The Kazakh language was one of the most important symbols of the ethnic Kazakh identity. It succumbed to Soviet policies on several levels. First, it suffered through the extermination of the ethnic intellectual elite and the creation of the Soviet intelligentsia, who used Russian as their main tool in professional or creative work. Long-term discrimination against the use of Kazakh led to the emergence of Russian-speaking Kazakhs. This would later create another fault-line in post-Soviet Kazakhstan’s society: between Kazakh-speaking nagyz (‘true’) Kazakhs and shala-Kazakhs (those who do not speak their mother tongue).
Second, there was a drastic decline in the number of native speakers of Kazakh during the Soviet era. Ethnic Kazakhs in the Kazakh Soviet Socialist Republic (SSR) finally overtook the Russian population by a small margin in 1989, when the census recorded Kazakhs and Russians respectively accounting for 39.7 per cent and 37.8 per cent of the general population. The rest of the population (22.5 per cent) was made up of a mixture of other ethnic groups, who had come to Kazakhstan from other regions of the Soviet Union either for work or through forced deportation ordered by Stalin, thus forming a multi-ethnic society on the territory of the Kazakh SSR. In this context it was hardly surprising that Alma-Ata (now Almaty) – the capital of the Kazakh SSR, and subsequently the capital of independent Kazakhstan until 1997 – had just one school teaching in the Kazakh language in 1989.
Professor Rustem Kadyrzhanov of the Institute of Philosophy, Political Science and Religious Studies in Almaty believes that Soviet national policy imposed its own hierarchy of identities on the Kazakhs, with the Soviet identity and its internationalist slogans at the top. This was followed by the civic-national ‘Kazakhstani’ identity, which artificially blended Kazakhs and other nationalities into one Kazakhstani community.

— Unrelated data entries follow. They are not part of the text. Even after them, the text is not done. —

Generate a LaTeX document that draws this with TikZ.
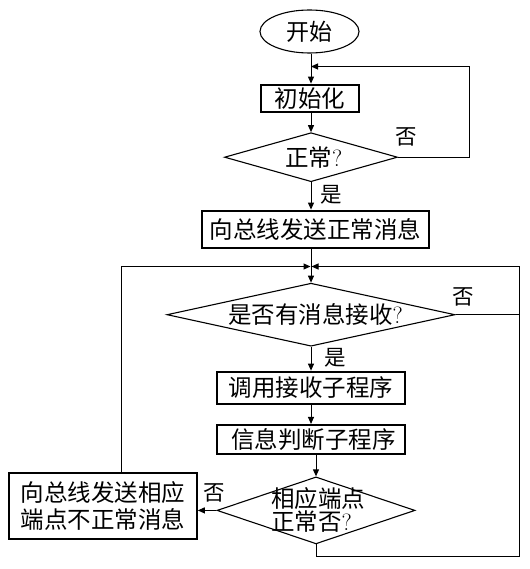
\documentclass[tikz,border=0pt]{standalone}
\usepackage{fontspec}
\newfontfamily\cjk{Noto Sans CJK SC}
\usetikzlibrary{arrows.meta,shapes.geometric}
\begin{document}
\begin{tikzpicture}[x=1pt,y=-1pt,
  line width=1pt,
  arr/.style={-{Triangle[length=7pt,width=6pt]}},
  txt/.style={inner sep=0pt,font=\cjk\fontsize{23.5}{23}\selectfont},
  proc/.style={draw,line width=2.2pt,rectangle,inner sep=0pt,font=\cjk\fontsize{23.5}{27}\selectfont,align=center},
  dec/.style={draw,line width=1.1pt,diamond,inner sep=0pt},
  lab/.style={inner sep=0pt,font=\cjk\fontsize{21.5}{24}\selectfont},
]
\useasboundingbox (0,0) rectangle (529,569);
\coordinate (ax) at (311,0);
\coordinate (ax2) at (316,0);
\coordinate (lx) at (121.7,0);
\coordinate (rx) at (519.5,0);
\coordinate (l1x) at (469,0);
\coordinate (t1) at (0,66.5);
\coordinate (bot) at (0,556);
\coordinate (m) at (311,266.5);

\node[draw,ellipse,line width=1.1pt,minimum width=99pt,minimum height=43pt,inner sep=0pt,font=\cjk\fontsize{23}{23}\selectfont] (start) at (309.5,31.5) {开始};
\node[proc,minimum width=98pt,minimum height=27.6pt] (init) at (310,98.5) {初始化};
\node[dec,minimum width=173pt,minimum height=49pt] (d1) at (311,157.2) {};
\node[txt] (d1t) at (313.7,158) {正常{\rmfamily ?}};
\node[proc,minimum width=227.6pt,minimum height=37.6pt] (box2) at (315.5,229.5) {向总线发送正常消息};
\node[dec,minimum width=288pt,minimum height=63pt] (d2) at (311,314.7) {};
\node[txt] (d2t) at (315.5,314) {是否有消息接收{\rmfamily ?}};
\node[proc,minimum width=188pt,minimum height=32.3pt] (box3) at (311,387.9) {调用接收子程序};
\node[proc,minimum width=188pt,minimum height=29.3pt] (box4) at (311,439.7) {\hspace*{5pt}信息判断子程序};
\node[dec,minimum width=198pt,minimum height=67pt] (d3) at (316,510.4) {};
\node[txt,align=left] (d3t) at (318,509.5) {相应端点\\正常否{\rmfamily ?}};
\node[proc,minimum width=187.4pt,minimum height=66pt] (box5) at (103,506.3) {向总线发送相应\\端点不正常消息};

\node[lab] (n1) at (406.7,136.7) {否};
\node[lab] (y1) at (331.7,195) {是};
\node[lab] (n2) at (463.7,297.3) {否};
\node[lab] (y2) at (335,358) {是};
\node[lab] (n3) at (214,493) {否};

\draw[arr] (ax |- start.south) -- (ax |- init.north);
\draw[arr] (ax |- init.south) -- (d1.north);
\draw[arr] (d1.south) -- (d1.south |- box2.north);
\draw[arr] (ax |- box2.south) -- (d2.north);
\draw[arr] (d2.south) -- (d2.south |- box3.north);
\draw[arr] (ax |- box3.south) -- (ax |- box4.north);
\draw[arr] (ax2 |- box4.south) -- (d3.north);
\draw[arr] (d3.west) -- (d3.west -| box5.east);
\draw[arr] (d1.east) -- (d1.east -| l1x) -- (l1x |- t1) -- (ax |- t1);
\draw[arr] (lx |- box5.north) -- (lx |- m) -- ([xshift=-0.5pt]m);
\draw[arr] (d3.south) -- (d3.south |- bot) -- (rx |- bot) -- (rx |- m) -- ([xshift=0.5pt]m);
\draw (d2.east) -- (d2.east -| rx);
\end{tikzpicture}
\end{document}
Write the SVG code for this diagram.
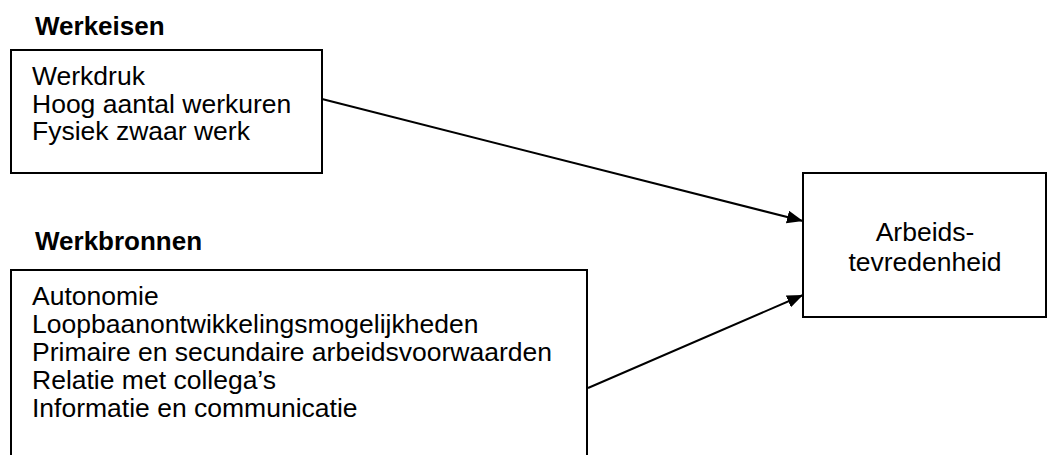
<svg xmlns="http://www.w3.org/2000/svg" width="1057" height="455" viewBox="0 0 1057 455">
  <style>
    .box { fill: #ffffff; stroke: #000000; stroke-width: 2; }
    .txt { font-family: "Liberation Sans", Arial, sans-serif; font-size: 26.5px; fill: #000000; }
    .head { font-family: "Liberation Sans", Arial, sans-serif; font-size: 26px; font-weight: bold; fill: #000000; }
    .link { fill: none; stroke: #000000; stroke-width: 2; }
  </style>
  <defs>
    <marker id="arrow" viewBox="0 0 16 13" refX="16" refY="6.5" markerWidth="16" markerHeight="13" markerUnits="userSpaceOnUse" orient="auto">
      <path d="M0,0 L16,6.5 L0,13 Z" fill="#000000"/>
    </marker>
  </defs>

  <rect width="1057" height="455" fill="#ffffff"/>

  <!-- Job demands -->
  <g id="werkeisen">
    <text class="head" x="35" y="35">Werkeisen</text>
    <rect class="box" x="11" y="50" width="311" height="123"/>
    <text class="txt" x="32" y="85">Werkdruk</text>
    <text class="txt" x="32" y="112.5">Hoog aantal werkuren</text>
    <text class="txt" x="32" y="140">Fysiek zwaar werk</text>
  </g>

  <!-- Job resources (box runs off the bottom edge) -->
  <g id="werkbronnen">
    <text class="head" x="35" y="250">Werkbronnen</text>
    <rect class="box" x="11" y="270" width="576" height="200"/>
    <text class="txt" x="32" y="305">Autonomie</text>
    <text class="txt" x="32" y="333">Loopbaanontwikkelingsmogelijkheden</text>
    <text class="txt" x="32" y="361">Primaire en secundaire arbeidsvoorwaarden</text>
    <text class="txt" x="32" y="389">Relatie met collega’s</text>
    <text class="txt" x="32" y="417">Informatie en communicatie</text>
  </g>

  <!-- Outcome -->
  <g id="arbeidstevredenheid">
    <rect class="box" x="803" y="173" width="243" height="144"/>
    <text class="txt" x="925" y="241" text-anchor="middle">Arbeids-</text>
    <text class="txt" x="925" y="271" text-anchor="middle">tevredenheid</text>
  </g>

  <g id="connectors">
    <line class="link" x1="322" y1="99" x2="803" y2="221" marker-end="url(#arrow)"/>
    <line class="link" x1="588" y1="388" x2="803" y2="295" marker-end="url(#arrow)"/>
  </g>
</svg>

As for the ethnic ‘Kazakh’ identity, the Soviet authorities mostly associated this with Kazakh folklore and popular culture in the context of the ‘Peoples’ Friendship Laboratory’ (one of the synonyms for the Soviet Union that the Soviet authorities used to emphasize the multinational composition of the USSR).276
Despite this hierarchy, by the late 1980s Kazakh nationalism had begun to grow. In December 1986, young Kazakhs, mostly students, protested on the central square in what was then Alma-Ata in response to Mikhail Gorbachev’s dismissal of Dinmukhamed Kunaev as leader of the Kazakh SSR, and the replacement of Kunaev with Gennady Kolbin, who had never worked in Kazakhstan. On 17–18 December, protesters demanded the appointment of an ethnic Kazakh leader; however, the protests ended in armed confrontation and the deaths of many of the young demonstrators. The events of 1986, remembered as the Zheltoqsan (‘December’) protests, were akin to earlier national uprisings in the Soviet Union against central power. Similar protests by young Kazakhs followed in other regions of Kazakhstan.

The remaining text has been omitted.